Chuck Todd Wants More Transparency From Obama, But Only Where It Matters Least
It has only taken five years, but finally the mainstream media is realizing that the Obama administration is not as transparent and open as it claims to be. Unfortunately, the media's recent outrage over superficial White House access reveals their hypocrisy and subservience when it comes to concrete issues of accountability and real government transparency.
Last week, Chief White House Correspondent for NBC News Chuck Todd, as well as many other journalists from prominent news outlets, signed a letter protesting White House limits on taking photos of the president. Todd is outraged, so outraged, at this authoritarian restriction that he compared the White House's treatment of journalists to Vladimir Putin's control over the press in Russia.
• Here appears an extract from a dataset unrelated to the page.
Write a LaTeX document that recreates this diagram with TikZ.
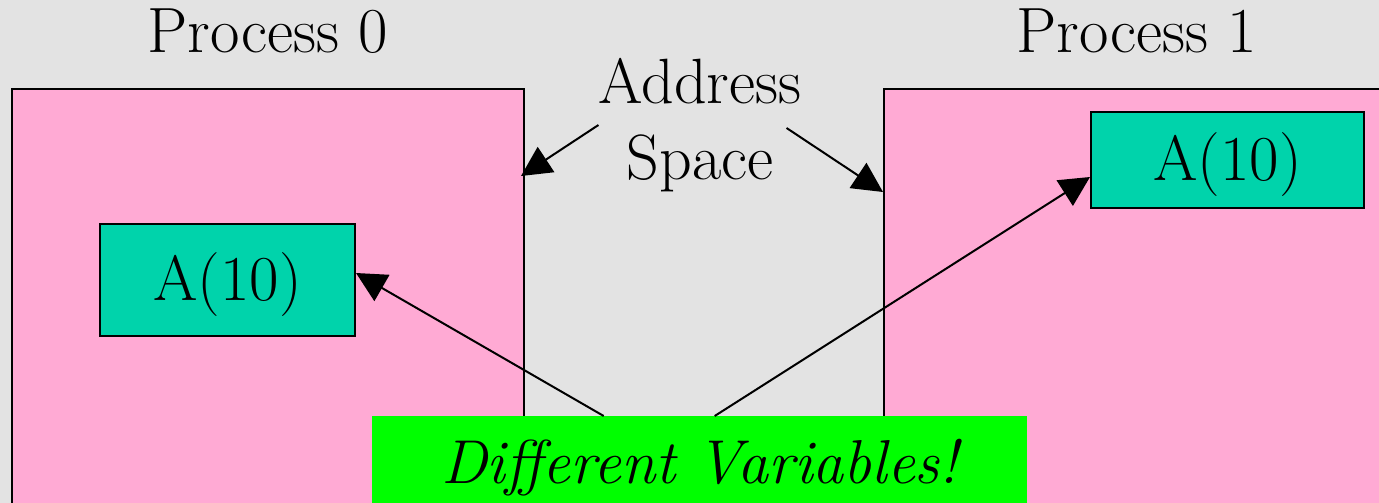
\documentclass[tikz,border=0pt]{standalone}
\usepackage{fontspec}
\usetikzlibrary{arrows.meta}
\definecolor{bgGray}{RGB}{227,227,227}
\definecolor{procPink}{RGB}{255,170,212}
\definecolor{varTeal}{RGB}{0,211,171}
\definecolor{noteGreen}{RGB}{0,255,0}
\tikzstyle{bigText} = [font=\fontsize{64}{76}\selectfont]
\tikzstyle{procBox} = [rectangle, draw=black, line width=2pt, fill=procPink, anchor=north west, minimum height=460pt]
\tikzstyle{varBox} = [rectangle, draw=black, line width=2pt, fill=varTeal, bigText, text height=52pt, text depth=12pt, inner sep=0pt]
\tikzstyle{myArrow} = [-{Triangle[length=30pt, width=30pt]}, line width=2pt]

\begin{document}
\begin{tikzpicture}[x=1pt, y=-1pt]
    \useasboundingbox (0,0) rectangle (1379,503);
    \fill[bgGray] (0,0) rectangle (1379,503);
    \clip (0,0) rectangle (1379,503);

    \node[procBox, minimum width=512pt] (procA) at (11,88) {};
    \node[procBox, minimum width=520pt] (procB) at (883,88) {};
    \node[bigText, anchor=base] (labelA) at (268,53) {Process 0};
    \node[bigText, anchor=base] (labelB) at (1137,53) {Process 1};
    \node[bigText, align=center, inner sep=0pt] (addr) at (700,125) {Address\\Space};
    \node[varBox, minimum width=255pt, minimum height=112pt] (varA) at (227.5,280) {A(10)};
    \node[varBox, minimum width=273pt, minimum height=96pt] (varB) at (1227.5,160) {A(10)};
    \node[fill=noteGreen, font=\fontsize{62}{76}\selectfont\itshape, anchor=north west, minimum width=655pt, text height=44pt, text depth=14pt, inner ysep=23pt] (diffNote) at (372,416) {Different Variables!};

    \draw[myArrow] (addr.west) -- ([xshift=-4pt, yshift=-88pt]procA.north east);
    \draw[myArrow] ([xshift=-15pt, yshift=-3pt]addr.east) -- ([yshift=-104pt]procB.north west);
    \draw[myArrow] ([xshift=-96pt]diffNote.north) -- ([yshift=7pt]varA.east);
    \draw[myArrow] ([xshift=15pt]diffNote.north) -- ([yshift=-17pt]varB.west);
\end{tikzpicture}
\end{document}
Todd raised his deep and principled concerns with White House Deputy Press Secretary Josh Earnest, who assured the press corps that working with them is a "priority" of the administration.
Comparing this administration to a former KGB kleptocrat over limited photographic access? So this is what it takes to get the media up in arms?
Leaving aside the fact that critics of the president who compare his policies to those of communist countries have been labeled domestic terrorists, anarchists, and other smears, the hypocrisy of the media's outrage is summed up perfectly by this clip of the very same Todd defending White House secrecy over the NSA scandals.
According to Todd, President Obama was "smart" and "strong" in his further implementation of the NSA surveillance programs and how the president defended them. All the talking points are hit: National defense! Terrorism! His fellow pundits dutifully agreed.
Why is there so little outrage from Todd and his fellow press corps over an actual, concrete issue of transparency? The NSA scandal revealed that the government is illegally spying on and gathering so much of Americans' private information that it even makes a former member of the East German Stasi blush.
The Obama administration lied repeatedly about the program, claiming that this surveillance prevented over 50 attacks. Okay, so maybe it only caught one cab driver sending money to Somalia, as they were finally forced to admit, but those are just the devilish details that real investigative journalism would reveal.
And to top it off, the Director of National Intelligence James Clapper lied under oath to Congress about the program. Sure, this happens to be a federal felony that would land any one of us in a cage, but these are sanctified government officials, whose high crimes and misdemeanors are little more than jokes and roasts at dinner parties.
All of these transparency and oversight concerns are insignificant according to Todd and co. What is important, however, is the belief that their dear leader — excuse me, the president — will come out looking tough.
While Todd and the rest of the White House stenographers are shocked to learn that the Obama administration hides itself behind a wall of secrecy and lies, real journalists got the memo a long time ago. All you have to do is watch any interview of Glenn Greenwald — the guy who helped break the NSA story with Edward Snowden — by the mainstream media to see this bias.
Rather than focus on the issues of a Big Brother surveillance state (that makes 1984 look like an instruction manual and not a warning) and then thoroughly debating the implications, Greenwald is barraged with questions over how much harm he is supposedly doing to "national security" and why he must hate freedom and democracy.
Here is just one example of the media's treatment of Greenwald in which he spars with MSNBC's Mika Brzezinski.
Greenwald, currently living in Brazil, has legitimate concerns for his safety for actually being a journalist. His partner, David Miranda, was even detained and questioned at a British airport for nine hours. Miranda was eventually released, but the British government confiscated his mobile phone, laptop, camera, memory sticks, DVDs and games consoles.
Greenwald has been nothing less than heroic in his defense of civil liberties and constitutional law, and it is not hyperbole when he claims that journalism is quickly becoming a crime in America. According to a recent report by PEN America — an organization of writers dedicated to advancing literature and promoting free speech for writers around the world — journalists in America are admitting to self-censoring themselves for fear of what might happen to them.
Journalism is not yet being treated as harshly as whistleblowing is, but give it time.
The NSA surveillance programs combined with the legal and extralegal means that top-level officials are using to criminalize and stifle journalism are the real ghosts of the Soviet Union and authoritarian regimes surfacing in America, not the restricted access of the press corps to photograph the president.
Perhaps I am being too hard on Todd and his cohorts. While actual journalists and whisteblowers face tremendous consequences to their reputations, career, income and even their lives for their heroic work, Todd does not have to worry. He has made a nice living defending government power and usurpations, and will likely continue to do so when President Christie or Clinton tightens the vice even further.
Meanwhile, Greenwald, Snowden, and so many others will continue to fight despite the odds and uphill battles that unfortunately are placed in front of them. And when the press corps whines that the president's golf swing can't be captured in high-defintion, just don't expect the rest of us to be too sympathetic.